Der Schöpfer des Begriffs "Geopolitik" Rudolf Kjellén definierte 1916: „Geopolitik ist die Lehre über den Staat als geographischen Organismus oder als Erscheinung im Raum.“ Im Vorlauf der Begriffsentwicklung war Kjellén vom deutschen Zoologen und Geographen Friedrich Ratzel beeinflusst, der die Politische Geographie 1897 reformiert hatte und dadurch zu einem bedeutenden Ideologen des Kolonialismus geworden war. Weil Friedrich Ratzel mit seinen Schriften auf dem Feld der Anthropo- oder Humangeographie sich eine große, auch internationale Aufmerksamkeit verschaffte galt er als Begründer der Anthropogeographie und der Politischen Geographie, die mit Begriffen aus einem radikalisierten Sozialdarwinismus eine Beschreibung der Entwicklung von Staaten hergab. Diese lehnte sich an biologistische Begrifflichkeiten, was Ratzel dazu brachte den Staat mit einem biologischen Organismus zu identifizieren. Wachstum (und Schrumpfen) von Staaten erklärte Friedrich Ratzel mit dem „Gesetz der wachsenden Räume“ und verknüpfte es mit Darwins „Kampf ums Dasein“. Kriege waren für ihn das „rasch verlaufende Experiment“, das über die Zukunft der Völker und ihre Rolle in der Geschichte entschied. Ähnlich wird solche Theorie auch heute schon wieder von neoliberalen Wirtschaftsideologen vertreten (siehe z.B. Konflikte der Weltpolitik).

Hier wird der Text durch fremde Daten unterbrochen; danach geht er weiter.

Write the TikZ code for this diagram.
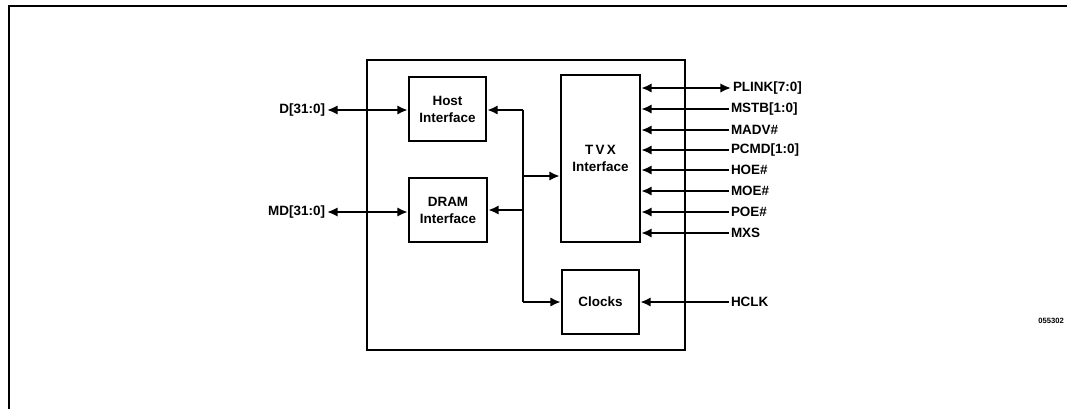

Die Nationalsozialisten hatten ihre Kriege mit der Behauptung einer völkischen Notlage im weltweiten Verhältnis der Nationalstaaten begründet. Damit sollte ihre Machtpolitik mit "geostrategischen" Spekulationen vernebelt werden. Der Lebensraum ganzer Gesellschaften wurde damit selbst schon zu einem hinreichenden, weil natürlich scheinenden Zweck von Landnahmen. Die Theorie vom "Volk ohne Raum" hatte eine unermessliche Besatzungs- und Vernichtungspolitik begründet, die sich besonders um die Länder im Osten und Süden hergemacht hatte. Einen ähnlichen Zweck verfolgen Betrachtungen über die nun "geopolitisch" begründeten "Notwendigkeiten" der militärischen Aufrüstung und Ausstattung und Bündnisse. was die politische Ökonomie ihrer Nationalstaaten zur Sanierung aus deren wirtschaftlichen und kulturellen Krisen nötig hatte gilt nun wieder mal als das Gewächs einer schicksalhaften Weltlage, der zu folgen unausweichlich wäre. Was die Bevölkerungen in ihrem wirtschaftlichen und kulturellen Lebenszusammenhängen ohnmächtig gemacht hatte und nach einer Erneuerung ihrer Gesellschaftsformationen verlangt wird in solcher Begrifflichkeit dem Auge und Sinn einer Wissensbildung entzogen, sondern die Zweckmäßigkeit einer verselbständigten Machtpolitik zum "Narrativ" einer politischen Kultur, die als Eingeständnis einer entmenschlichten Zivilisation begriffen werden sollte. Was dereinst Martin Heideggermartin hieraus gefolgert hatte tritt nun schon wieder als philosophierende Politik von neoliberalen Welterklärer wie George Friedmann auf. Die Befürwortung solcher Positionen kann nur zur Totalisierung von dem führen, dem sie sich entgegen stellt. Es muss endlich das Feld der Gemetzel rein politischer Argumentation verlassen und das herausgebildet werden, was das sachliche und kulturelle Vermögen der Menschheit bieten kann, wenn die Politisierung der Lebensgrundlagen aufgehoben wäre (siehe Kritik der politischen Ökonomie und Kritik der politischen Kultur).